## begin Records shown

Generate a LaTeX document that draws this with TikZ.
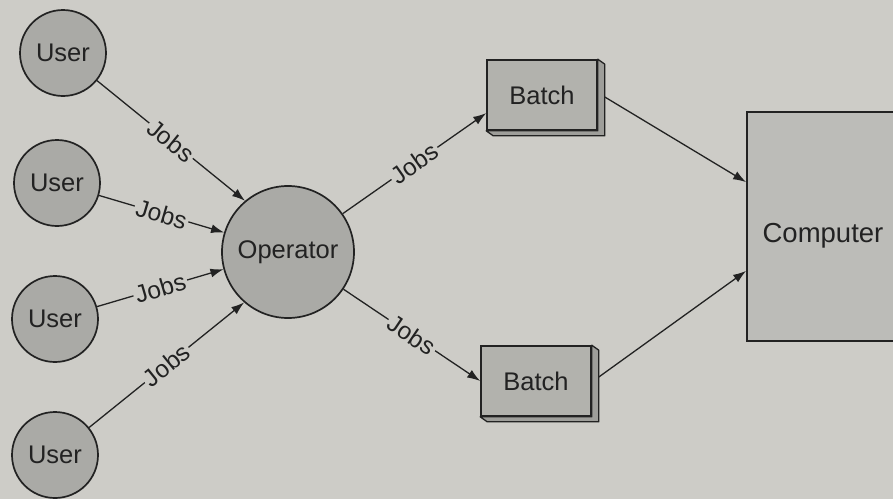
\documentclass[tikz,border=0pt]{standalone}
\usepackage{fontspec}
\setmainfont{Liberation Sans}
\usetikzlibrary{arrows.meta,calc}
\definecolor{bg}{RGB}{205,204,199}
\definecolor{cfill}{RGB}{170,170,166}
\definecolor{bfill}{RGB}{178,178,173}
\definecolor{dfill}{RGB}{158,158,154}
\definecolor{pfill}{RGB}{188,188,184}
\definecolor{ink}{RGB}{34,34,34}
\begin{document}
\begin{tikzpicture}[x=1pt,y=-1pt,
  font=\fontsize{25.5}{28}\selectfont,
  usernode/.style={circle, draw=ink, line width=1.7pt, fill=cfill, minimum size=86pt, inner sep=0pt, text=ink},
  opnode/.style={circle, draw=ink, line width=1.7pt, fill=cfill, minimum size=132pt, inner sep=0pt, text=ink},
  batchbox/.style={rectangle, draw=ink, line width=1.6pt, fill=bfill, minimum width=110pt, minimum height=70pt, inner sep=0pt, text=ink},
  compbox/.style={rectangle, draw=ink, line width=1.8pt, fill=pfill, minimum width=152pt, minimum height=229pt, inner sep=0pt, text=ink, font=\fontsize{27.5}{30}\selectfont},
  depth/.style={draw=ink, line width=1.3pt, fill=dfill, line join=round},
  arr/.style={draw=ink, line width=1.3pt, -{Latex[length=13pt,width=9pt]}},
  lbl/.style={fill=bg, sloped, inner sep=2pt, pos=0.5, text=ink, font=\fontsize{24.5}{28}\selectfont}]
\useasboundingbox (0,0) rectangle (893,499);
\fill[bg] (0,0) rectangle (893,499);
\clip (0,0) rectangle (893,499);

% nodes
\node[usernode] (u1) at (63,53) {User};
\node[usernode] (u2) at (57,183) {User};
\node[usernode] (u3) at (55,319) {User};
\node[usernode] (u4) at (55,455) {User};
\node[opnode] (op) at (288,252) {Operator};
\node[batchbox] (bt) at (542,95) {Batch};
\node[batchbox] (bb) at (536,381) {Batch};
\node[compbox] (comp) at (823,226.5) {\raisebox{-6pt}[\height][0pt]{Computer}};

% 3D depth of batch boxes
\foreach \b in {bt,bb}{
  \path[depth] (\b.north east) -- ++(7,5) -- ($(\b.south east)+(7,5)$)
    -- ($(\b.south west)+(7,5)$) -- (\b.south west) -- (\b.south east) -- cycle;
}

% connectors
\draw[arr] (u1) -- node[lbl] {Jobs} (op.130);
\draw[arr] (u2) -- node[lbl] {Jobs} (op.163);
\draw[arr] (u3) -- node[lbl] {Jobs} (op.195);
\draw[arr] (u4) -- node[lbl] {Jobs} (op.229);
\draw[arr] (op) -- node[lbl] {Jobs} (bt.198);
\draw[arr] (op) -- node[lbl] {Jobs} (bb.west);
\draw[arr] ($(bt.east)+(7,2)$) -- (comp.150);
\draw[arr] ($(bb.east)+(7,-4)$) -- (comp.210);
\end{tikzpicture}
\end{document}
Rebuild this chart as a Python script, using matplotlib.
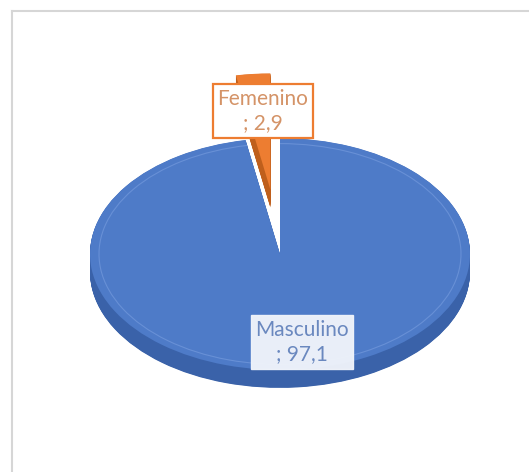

## end Records shown

Work instructions -> From start to finish, output the listing exactly, but omit its pictures.

Output below ->
Generate a LaTeX document that draws this with TikZ.
\documentclass[tikz,border=0pt]{standalone}
\usepackage{fontspec}
\setmainfont{Liberation Sans}
\usetikzlibrary{arrows.meta,calc}
\definecolor{bg}{RGB}{205,204,199}
\definecolor{cfill}{RGB}{170,170,166}
\definecolor{bfill}{RGB}{178,178,173}
\definecolor{dfill}{RGB}{158,158,154}
\definecolor{pfill}{RGB}{188,188,184}
\definecolor{ink}{RGB}{34,34,34}
\begin{document}
\begin{tikzpicture}[x=1pt,y=-1pt,
  font=\fontsize{25.5}{28}\selectfont,
  usernode/.style={circle, draw=ink, line width=1.7pt, fill=cfill, minimum size=86pt, inner sep=0pt, text=ink},
  opnode/.style={circle, draw=ink, line width=1.7pt, fill=cfill, minimum size=132pt, inner sep=0pt, text=ink},
  batchbox/.style={rectangle, draw=ink, line width=1.6pt, fill=bfill, minimum width=110pt, minimum height=70pt, inner sep=0pt, text=ink},
  compbox/.style={rectangle, draw=ink, line width=1.8pt, fill=pfill, minimum width=152pt, minimum height=229pt, inner sep=0pt, text=ink, font=\fontsize{27.5}{30}\selectfont},
  depth/.style={draw=ink, line width=1.3pt, fill=dfill, line join=round},
  arr/.style={draw=ink, line width=1.3pt, -{Latex[length=13pt,width=9pt]}},
  lbl/.style={fill=bg, sloped, inner sep=2pt, pos=0.5, text=ink, font=\fontsize{24.5}{28}\selectfont}]
\useasboundingbox (0,0) rectangle (893,499);
\fill[bg] (0,0) rectangle (893,499);
\clip (0,0) rectangle (893,499);

% nodes
\node[usernode] (u1) at (63,53) {User};
\node[usernode] (u2) at (57,183) {User};
\node[usernode] (u3) at (55,319) {User};
\node[usernode] (u4) at (55,455) {User};
\node[opnode] (op) at (288,252) {Operator};
\node[batchbox] (bt) at (542,95) {Batch};
\node[batchbox] (bb) at (536,381) {Batch};
\node[compbox] (comp) at (823,226.5) {\raisebox{-6pt}[\height][0pt]{Computer}};

% 3D depth of batch boxes
\foreach \b in {bt,bb}{
  \path[depth] (\b.north east) -- ++(7,5) -- ($(\b.south east)+(7,5)$)
    -- ($(\b.south west)+(7,5)$) -- (\b.south west) -- (\b.south east) -- cycle;
}

% connectors
\draw[arr] (u1) -- node[lbl] {Jobs} (op.130);
\draw[arr] (u2) -- node[lbl] {Jobs} (op.163);
\draw[arr] (u3) -- node[lbl] {Jobs} (op.195);
\draw[arr] (u4) -- node[lbl] {Jobs} (op.229);
\draw[arr] (op) -- node[lbl] {Jobs} (bt.198);
\draw[arr] (op) -- node[lbl] {Jobs} (bb.west);
\draw[arr] ($(bt.east)+(7,2)$) -- (comp.150);
\draw[arr] ($(bb.east)+(7,-4)$) -- (comp.210);
\end{tikzpicture}
\end{document}
Rebuild this chart as a Python script, using matplotlib.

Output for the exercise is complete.